Он подумал, что следует поменяться ролями и выставить себя как жертву сложившейся ситуации. Нужно сказать, что ему было бы проще звонить ей за спиной Дэвида Кахане, чем перешагивать через его труп. Он попробовал сформулировать это так:
– Мне было бы легче звонить вам, если бы он был жив.
– Да.
– Но, несмотря на это, я вам позвонил.
– Я рада, что вы это сделали.
– Мне легко с вами общаться. А вам легко?
– Да.
– Мы о многом не говорим. Но я ценю нашу сдержанность.
– В этом есть какая-то утонченность, правда?
Пока он не хотел идти дальше.
– Спокойной ночи, – сказал он.
– И вам также.
Чей теперь ход? Он позвонит ей через несколько дней и назначит свидание на следующие выходные. Он забыл, как она выглядит. Он узнает ее, когда увидит, но описать бы не смог. Темные волосы и грустные глаза. Он погасил свет и в темноте спальни попытался представить Джун Меркатор, но не смог. Все, что он мог вызвать в воображении, было бесформенным.

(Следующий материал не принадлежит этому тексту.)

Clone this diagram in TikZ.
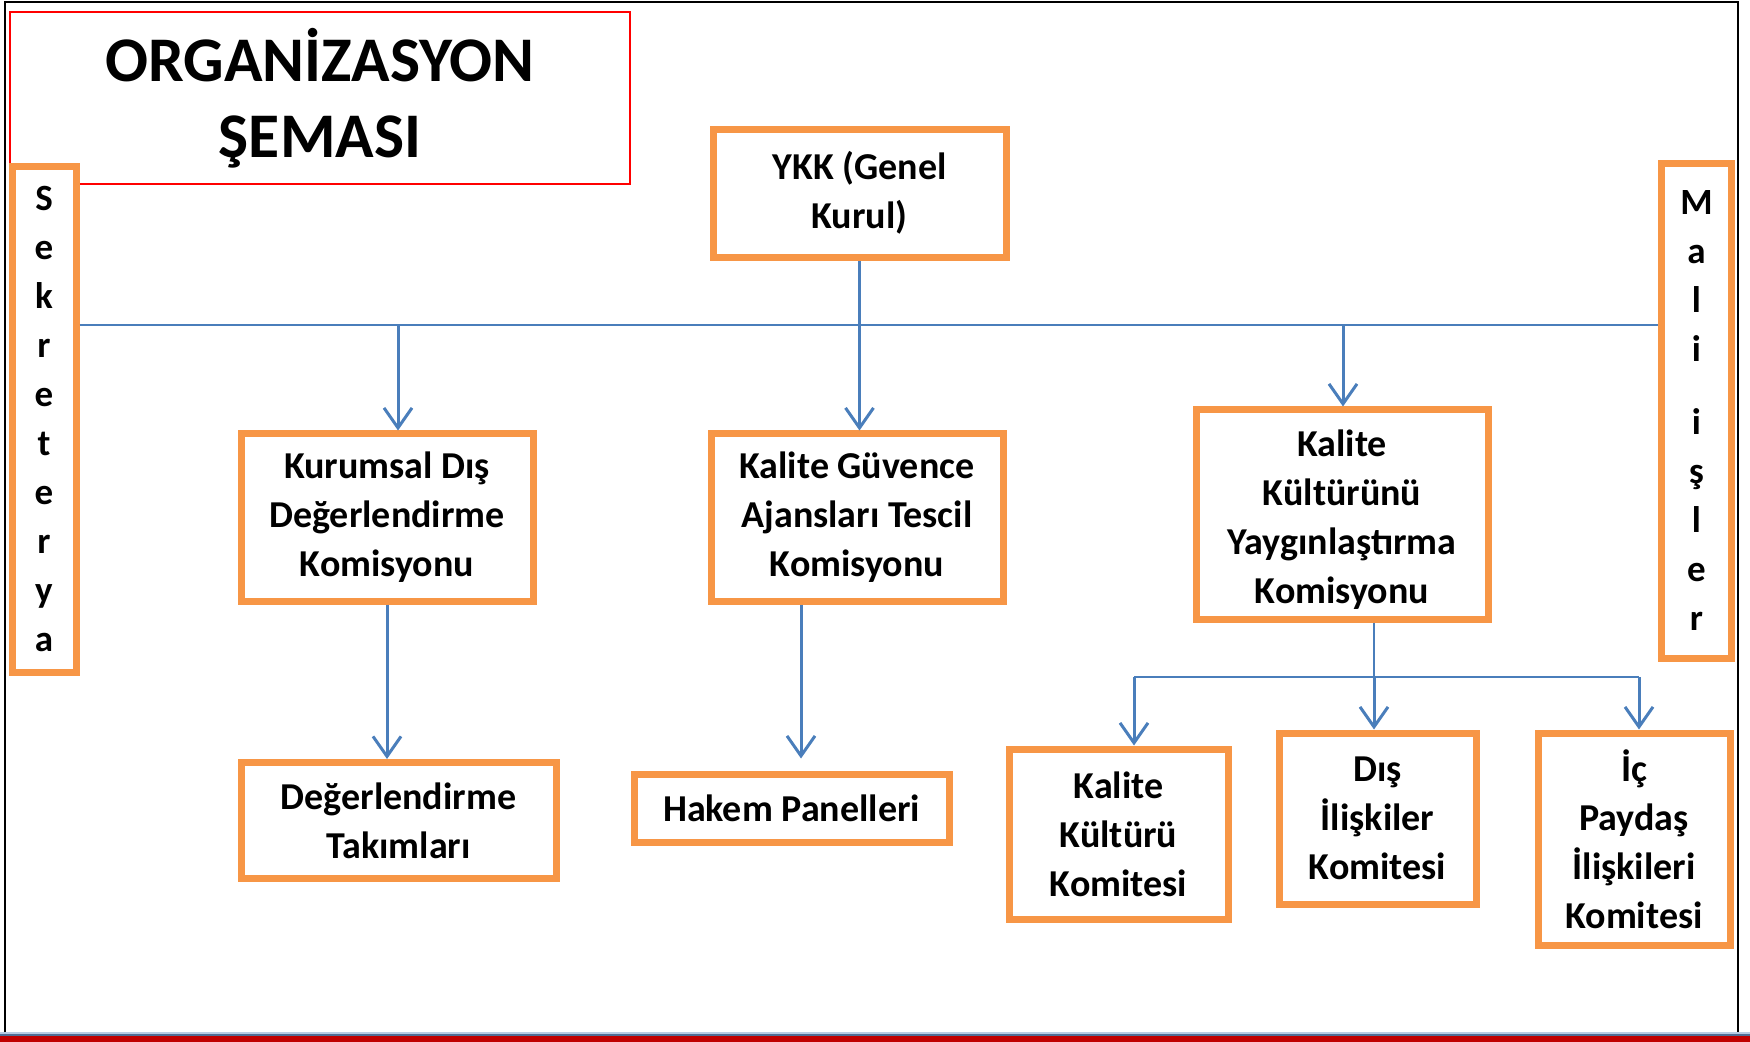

Живыми были только руки, которые тянулись к нему. Он закрыл глаза, погрузившись в собственную темноту, и абстрактная форма приобрела более конкретные очертания. У нее были длинные волосы. Фантом парил в воздухе, взывая к Гриффину. Он мог погладить ее бедра. Фантом держал дистанцию. Может быть, меня ослепило желание, подумал он. Я могу прикасаться, но ничего не вижу. Он знал, что у себя в комнате Джун Меркатор пыталась представить его. Он перевернулся на живот, чтобы дать фантому приблизиться, он не хотел спугнуть его своим взглядом.
Он ожидал найти очередную открытку с утренней газетой, но ее не было. Он позавтракал в отеле «Бель-Эр» в компании одного режиссера.

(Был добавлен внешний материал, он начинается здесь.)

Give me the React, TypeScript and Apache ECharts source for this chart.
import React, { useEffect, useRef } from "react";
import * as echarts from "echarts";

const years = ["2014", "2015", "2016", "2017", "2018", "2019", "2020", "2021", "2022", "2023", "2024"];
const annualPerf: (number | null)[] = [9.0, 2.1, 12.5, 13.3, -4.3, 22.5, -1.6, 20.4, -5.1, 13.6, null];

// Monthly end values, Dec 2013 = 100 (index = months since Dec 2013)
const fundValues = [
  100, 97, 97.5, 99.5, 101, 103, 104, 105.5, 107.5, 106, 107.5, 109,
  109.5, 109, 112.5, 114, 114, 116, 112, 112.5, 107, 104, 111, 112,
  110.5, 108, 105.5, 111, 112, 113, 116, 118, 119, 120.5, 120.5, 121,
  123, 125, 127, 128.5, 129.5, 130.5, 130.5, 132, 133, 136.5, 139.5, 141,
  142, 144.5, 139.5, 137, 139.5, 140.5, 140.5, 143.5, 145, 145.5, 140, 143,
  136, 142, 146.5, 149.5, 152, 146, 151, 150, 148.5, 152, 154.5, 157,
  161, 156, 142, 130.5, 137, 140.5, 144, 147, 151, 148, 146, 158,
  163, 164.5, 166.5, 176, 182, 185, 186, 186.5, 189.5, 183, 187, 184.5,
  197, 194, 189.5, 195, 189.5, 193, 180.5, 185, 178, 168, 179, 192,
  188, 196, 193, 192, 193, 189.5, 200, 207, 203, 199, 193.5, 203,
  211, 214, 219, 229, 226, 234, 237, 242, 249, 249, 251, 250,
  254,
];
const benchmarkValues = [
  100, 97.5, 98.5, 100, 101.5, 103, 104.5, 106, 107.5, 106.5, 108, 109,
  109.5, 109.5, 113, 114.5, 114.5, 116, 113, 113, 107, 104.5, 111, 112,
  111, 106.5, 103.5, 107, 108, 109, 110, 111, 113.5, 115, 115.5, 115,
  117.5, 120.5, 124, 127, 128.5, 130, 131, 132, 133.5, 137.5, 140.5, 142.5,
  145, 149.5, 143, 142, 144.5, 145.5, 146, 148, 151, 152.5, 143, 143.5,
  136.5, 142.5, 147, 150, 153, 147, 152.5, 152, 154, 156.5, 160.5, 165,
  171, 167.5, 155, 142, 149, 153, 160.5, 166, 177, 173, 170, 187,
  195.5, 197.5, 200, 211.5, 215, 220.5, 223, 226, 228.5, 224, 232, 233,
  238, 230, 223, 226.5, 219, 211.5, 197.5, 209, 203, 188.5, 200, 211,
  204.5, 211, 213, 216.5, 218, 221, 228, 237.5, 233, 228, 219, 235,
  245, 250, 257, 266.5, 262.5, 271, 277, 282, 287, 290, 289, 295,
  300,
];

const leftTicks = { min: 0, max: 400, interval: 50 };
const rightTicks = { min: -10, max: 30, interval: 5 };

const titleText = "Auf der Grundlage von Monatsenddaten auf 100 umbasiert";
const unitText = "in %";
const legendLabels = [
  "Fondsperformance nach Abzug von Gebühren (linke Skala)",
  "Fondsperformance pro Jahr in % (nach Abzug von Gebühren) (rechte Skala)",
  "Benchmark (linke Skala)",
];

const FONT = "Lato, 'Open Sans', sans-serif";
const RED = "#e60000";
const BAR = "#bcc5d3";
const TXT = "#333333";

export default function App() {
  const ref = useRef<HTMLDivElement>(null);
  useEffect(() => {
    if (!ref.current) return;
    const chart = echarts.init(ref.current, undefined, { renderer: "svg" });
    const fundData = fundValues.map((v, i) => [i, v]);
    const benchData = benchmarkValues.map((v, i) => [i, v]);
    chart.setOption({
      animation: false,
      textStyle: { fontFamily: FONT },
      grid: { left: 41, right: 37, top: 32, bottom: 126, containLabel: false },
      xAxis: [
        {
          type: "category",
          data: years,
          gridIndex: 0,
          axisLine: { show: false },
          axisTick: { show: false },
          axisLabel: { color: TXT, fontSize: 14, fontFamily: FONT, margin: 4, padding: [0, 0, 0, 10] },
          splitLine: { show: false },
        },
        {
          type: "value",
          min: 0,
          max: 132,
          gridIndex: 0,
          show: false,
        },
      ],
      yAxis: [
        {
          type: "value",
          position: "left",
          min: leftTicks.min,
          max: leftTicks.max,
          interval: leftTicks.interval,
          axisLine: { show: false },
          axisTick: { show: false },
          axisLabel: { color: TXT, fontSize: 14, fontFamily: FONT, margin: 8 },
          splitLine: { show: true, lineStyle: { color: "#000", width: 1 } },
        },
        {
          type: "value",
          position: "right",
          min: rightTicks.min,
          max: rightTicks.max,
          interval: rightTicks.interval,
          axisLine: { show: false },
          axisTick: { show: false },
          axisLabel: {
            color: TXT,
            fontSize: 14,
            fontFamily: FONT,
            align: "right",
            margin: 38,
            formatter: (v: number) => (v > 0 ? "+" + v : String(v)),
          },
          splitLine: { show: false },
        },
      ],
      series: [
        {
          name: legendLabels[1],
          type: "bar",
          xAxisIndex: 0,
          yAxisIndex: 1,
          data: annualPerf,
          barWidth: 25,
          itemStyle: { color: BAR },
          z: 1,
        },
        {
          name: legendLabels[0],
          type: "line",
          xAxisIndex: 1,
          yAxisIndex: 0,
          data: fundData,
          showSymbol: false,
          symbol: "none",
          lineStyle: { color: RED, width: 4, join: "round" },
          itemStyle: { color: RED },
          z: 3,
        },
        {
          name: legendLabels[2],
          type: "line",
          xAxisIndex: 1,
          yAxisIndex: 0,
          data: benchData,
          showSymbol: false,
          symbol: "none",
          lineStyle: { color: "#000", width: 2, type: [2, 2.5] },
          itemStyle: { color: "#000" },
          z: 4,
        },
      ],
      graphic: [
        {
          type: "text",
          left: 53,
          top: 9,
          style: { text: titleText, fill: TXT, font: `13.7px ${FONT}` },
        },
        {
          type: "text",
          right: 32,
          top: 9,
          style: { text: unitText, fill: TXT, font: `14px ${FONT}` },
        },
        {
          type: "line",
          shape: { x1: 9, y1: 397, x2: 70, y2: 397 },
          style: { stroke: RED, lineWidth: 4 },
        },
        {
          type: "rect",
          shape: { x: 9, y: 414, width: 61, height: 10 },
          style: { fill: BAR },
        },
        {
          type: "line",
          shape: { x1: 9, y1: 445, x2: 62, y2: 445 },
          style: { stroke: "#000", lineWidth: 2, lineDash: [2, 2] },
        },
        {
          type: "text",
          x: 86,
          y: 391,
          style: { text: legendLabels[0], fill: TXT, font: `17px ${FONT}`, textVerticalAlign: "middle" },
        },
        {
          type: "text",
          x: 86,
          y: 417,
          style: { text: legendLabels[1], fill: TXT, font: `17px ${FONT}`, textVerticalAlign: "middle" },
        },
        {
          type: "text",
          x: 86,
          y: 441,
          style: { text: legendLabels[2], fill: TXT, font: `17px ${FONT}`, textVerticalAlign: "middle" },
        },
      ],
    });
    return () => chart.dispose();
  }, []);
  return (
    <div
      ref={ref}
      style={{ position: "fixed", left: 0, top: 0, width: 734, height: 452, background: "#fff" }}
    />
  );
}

Как только Гриффин расположился у себя в кабинете, в дверь постучал Ларри Леви. На руке у него был гипс. Лицо обветрилось и загорело, только от очков остались белые круги вокруг глаз. Гриффин знал, что Леви хотелось рассказать, как он сломал руку и что делали врачи, поэтому он не задал никаких вопросов и пригласил его сесть.
– Добро пожаловать в родные пенаты, – сказал он. – Ремонт закончился?
– Все отлично. Я очень доволен. – Леви достал из кармана пилочку для ногтей и почесал руку под гипсом. – Пора браться за работу. Левисон подкинул мне несколько проектов. Пара новых книг, которые купила студия, и несколько идей для римейков. Он показал мне список авторов, и я сказал, что он мне не нравится. Я бы не хотел ограничиваться авторами, которые нравятся ему.